Faire des calculs sur le coût du travail n’a pas grand
sens
La quasi-totalité
des hommes politiques, de gauche comme de droite, et des économistes continuent
à considérer que le travail est une quantité que l’on peut additionner et
multiplier. Il en était ainsi lors des débats sur les 35 heures, il en est
ainsi aujourd’hui quand on parle du coût du travail.
Or les activités
humaines ne se prêtent pas aux règles de trois, et heureusement ! C’est
déjà ce que j’indiquais dans mon livre, Les
mers de l’incertitude, quand je m’attaquais aux dangers de la
mathématisation du monde. J’y écrivais
notamment :
« Si un bagagiste ramasse en moyenne N bagages
par heure, combien deux bagagistes en ramasseront-ils ? 2N ? Oui, si l’on
applique brutalement le calcul mathématique. C’est ce que l’on fait
classiquement. Non, si l’on tient compte de ce que les hommes ne sont pas des
objets théoriques dont on peut négliger le comportement. Pourquoi considérer
qu’ils ne peuvent pas se mettre à discuter ensemble ou, à l’inverse, profiter
chacun de l’expertise de l’autre pour accroître leur rendement individuel ? Les
hommes ne sont pas des objets que l’on peut additionner ou multiplier. Faut-il
s’en plaindre ?
Malgré tout, nous continuons à ramener le comportement
humain à des équations simples et à manipuler les hommes à coup de règles de
trois. Quelques exemples :
- Dans la plupart des démarches de productivité, on calcule combien de temps en moyenne une personne met pour effectuer une tâche. Puis connaissant le nombre de tâches à effectuer par jour, on en déduit combien de personnes sont nécessaires.
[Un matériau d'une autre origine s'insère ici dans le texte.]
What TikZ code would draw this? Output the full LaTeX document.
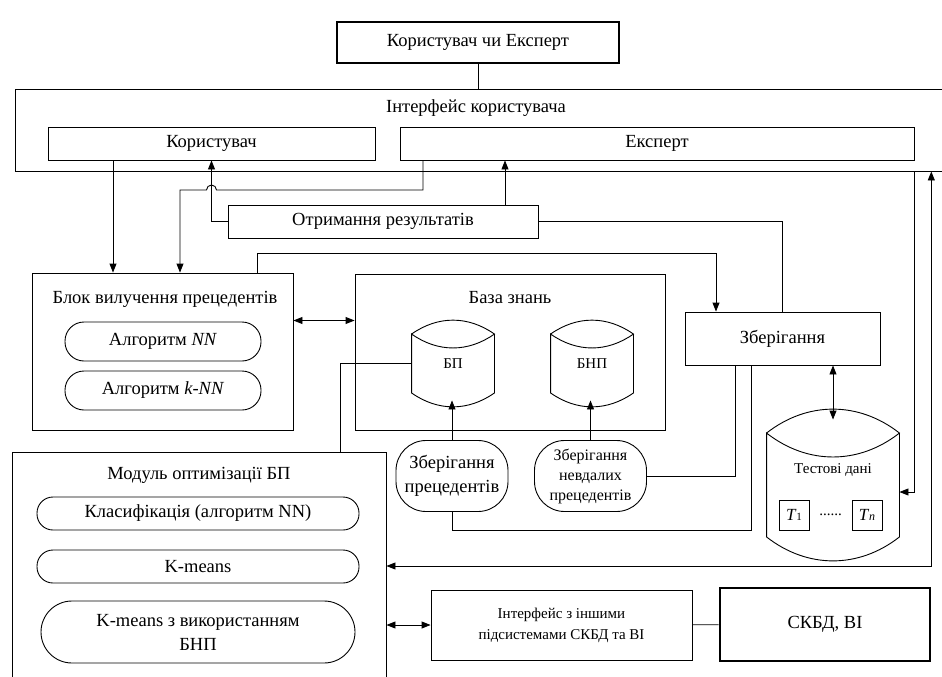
\documentclass[tikz,border=0pt]{standalone}
\usepackage{fontspec}
\setmainfont{Liberation Serif}
\usetikzlibrary{positioning,arrows.meta}

% outline of a database drum round a node: name, rise of the arcs, bend angle
\newcommand{\drum}[3]{%
  \draw ([yshift=-#2]#1.north west) to[bend left=#3] ([yshift=-#2]#1.north east)
    to[bend left=#3] ([yshift=-#2]#1.north west)
    -- ([yshift=#2]#1.south west) to[bend right=#3] ([yshift=#2]#1.south east)
    -- ([yshift=-#2]#1.north east);}

\begin{document}
\begin{tikzpicture}[x=1pt,y=-1pt,
  line width=0.9pt,
  box/.style={draw, align=center, inner sep=2pt, font=\fontsize{18.5}{24}\selectfont},
  thickbox/.style={box, line width=2.6pt},
  pill/.style={box, rounded corners=16pt},
  title/.style={font=\fontsize{18.5}{24}\selectfont},
  small/.style={font=\fontsize{15}{21}\selectfont},
  db/.style={inner sep=0pt, font=\fontsize{15}{18}\selectfont},
  arrow/.style={-{Triangle[length=9pt,width=7pt]}},
  dblarrow/.style={{Triangle[length=9pt,width=7pt]}-{Triangle[length=9pt,width=7pt]}}
]
\useasboundingbox (0,0) rectangle (942,677);

% user interface
\node[thickbox, minimum width=282pt, minimum height=41pt] (actor) at (478,42.5) {Користувач чи Експерт};
\node[box, minimum width=945pt, minimum height=82pt] (ui) at (487.5,130) {};
\node[title] (uititle) at (476,108) {Інтерфейс користувача};
\node[box, minimum width=327pt, minimum height=33pt] (user) at (211.5,143.5) {Користувач};
\node[box, minimum width=514pt, minimum height=33pt] (expert) at (657,143.5) {Експерт};
\node[box, minimum width=310pt, minimum height=33pt] (results) at (383,221.5) {Отримання результатів};

% retrieval block
\node[box, minimum width=261pt, minimum height=157pt] (retr) at (162.5,351.5) {};
\node[title] (retrtitle) at (165,299) {Блок вилучення прецедентів};
\node[pill, minimum width=196pt, minimum height=39pt, rounded corners=19pt] (nn) at (163,341.5) {Алгоритм \textit{NN}};
\node[pill, minimum width=196pt, minimum height=39pt, rounded corners=19pt] (knn) at (163,390.5) {Алгоритм \textit{k-NN}};

% knowledge base
\node[box, minimum width=310pt, minimum height=156pt] (kb) at (510,352) {};
\node[title] (kbtitle) at (510,298) {База знань};
\node[db, minimum width=82pt, minimum height=73pt] (bp) at (453,363.5) {БП};
\node[db, minimum width=82pt, minimum height=73pt] (bnp) at (592,363.5) {БНП};
\drum{bp}{7.5pt}{35}
\drum{bnp}{7.5pt}{35}
\node[pill, minimum width=112pt, minimum height=71pt, rounded corners=30pt] (storeprec) at (452,476) {Зберігання\\прецедентів};
\node[pill, font=\fontsize{16}{20}\selectfont, minimum width=112pt, minimum height=71pt, rounded corners=30pt] (storefail) at (590.5,476) {Зберігання\\невдалих\\прецедентів};

% storage and test data
\node[box, minimum width=195pt, minimum height=53pt] (storage) at (782.5,338.5) {Зберігання};
\node[db, minimum width=132pt, minimum height=130pt] (test) at (833,485) {};
\drum{test}{13.5pt}{38}
\node[small] (testtitle) at (833,470) {Тестові дані};
\node[box, font=\fontsize{17}{17}\selectfont, minimum width=30pt, minimum height=30pt, inner sep=0pt] (t1) at (794,515) {\textit{T}{\fontsize{11}{11}\selectfont 1}};
\node[box, font=\fontsize{17}{17}\selectfont, minimum width=30pt, minimum height=30pt, inner sep=0pt] (tn) at (867,515) {\textit{T}{\fontsize{12}{12}\selectfont\textit{n}}};
\node[small] (dots) at (830.5,515) {......};

% optimisation module
\node[box, minimum width=374pt, minimum height=228pt] (opt) at (199,566) {};
\node[title] (opttitle) at (199,475) {Модуль оптимізації БП};
\node[pill, minimum width=322pt, minimum height=33pt] (cls) at (198,513.5) {Класифікація (алгоритм NN)};
\node[pill, minimum width=322pt, minimum height=33pt] (km) at (198,566.5) {K-means};
\node[pill, minimum width=314pt, minimum height=62pt, rounded corners=31pt] (kmb) at (198,632) {K-means з використанням\\БНП};

% other subsystems
\node[box, small, minimum width=261pt, minimum height=70pt] (iface) at (561.5,625) {Інтерфейс з іншими\\підсистемами СКБД та ВІ};
\node[thickbox, minimum width=210pt, minimum height=73pt] (dbms) at (825,624.5) {СКБД, ВІ};

% connectors
\draw (actor) -- (actor |- ui.north);
\draw[arrow] ([xshift=-98.5pt]user.south) -- ([xshift=-98.5pt]user.south |- retr.north);
\draw[arrow] ([xshift=-234pt]expert.south) |- ([xshift=5pt]user.south |- 0,190)
  arc[start angle=0, end angle=180, radius=5pt] -| ([xshift=17.5pt]retr.north);
\draw[arrow] (results.west) -| (user.south);
\draw[arrow] ([xshift=122pt]results.north) -- ([xshift=122pt]results.north |- expert.south);
\draw (results.east) -| (storage.north);
\draw[arrow] ([xshift=94.5pt]retr.north) -- ++(0,-19) -| ([xshift=-66.5pt]storage.north);
\draw[dblarrow] ([yshift=31pt]retr.east) -- ([yshift=31pt]retr.east -| kb.west);
\draw (bp.west) -| ([xshift=141pt]opt.north);
\draw[arrow] (storeprec.north) -- (storeprec.north |- bp.south);
\draw[arrow] (storefail.north) -- (storefail.north |- bnp.south);
\draw (storefail.east) -| ([xshift=-47pt]storage.south);
\draw (storeprec.south) -- ++(0,18) -| ([xshift=-31.5pt]storage.south);
\draw[dblarrow] (test.north |- storage.south) -- (test.north);
\draw[arrow] (expert.east |- ui.south) |- ([yshift=-7pt]test.east);
\draw[dblarrow] (dbms.east |- ui.south) |- (opt.east);
\draw[dblarrow] (iface.west -| opt.east) -- (iface.west);
\draw (iface) -- (dbms);
\end{tikzpicture}
\end{document}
Comme s’il n’y avait aucun effet lié au nombre de personnes.
- Pour accélérer le déroulement d’un projet informatique, on double le nombre de personnes impliquées en faisant l’hypothèse que le délai sera divisé par presque deux.
- Les approches sur les conséquences de la réduction du temps de travail, considèrent que la quantité de travail est une donnée qui se divise, se multiplie et se répartit. La réalité dément quotidiennement ces calculs. »
Comment ne pas voir
dès lors l’absurdité de ramener la compétitivité des entreprises, au coût du
travail en France ?
Comment ne pas voir
que, en dehors des taches simples et répétitives qui ne représentent, Dieu
merci, plus que la minorité du travail, la performance est d’abord liée à
l’engagement individuel et collectif, au niveau de formation, à la capacité à
travailler ensemble ou à la compréhension de son rôle dans un processus
industriel complexe ?
Comment donc penser
que c’est en agissant sur la variable du coût du travail, et en plus dans des
proportions faibles, que l’on va redévelopper l’emploi industriel en
France ?
C’est décidément
bien peu comprendre ce que sont les réels modes de fonctionnement des
entreprises, et ce qui fait la performance dans le monde globalisé de
l’incertitude, le Neuromonde comme je l’appelle.
C’est aussi absurde
que de penser, que l’on va mettre moins de temps pour aller de Paris à Lyon par
autoroute, en changeant de voiture. Le temps de parcours dépend d’abord des
embouteillages, des travaux éventuels et de la météo et du type de conduite. La
voiture intervient bien peu, puisque toutes les voitures peuvent atteindre des
vitesses moyennes largement supérieures à 130 km/h… Alors arrêtons de parler
des voitures, et abordons les vrais sujets.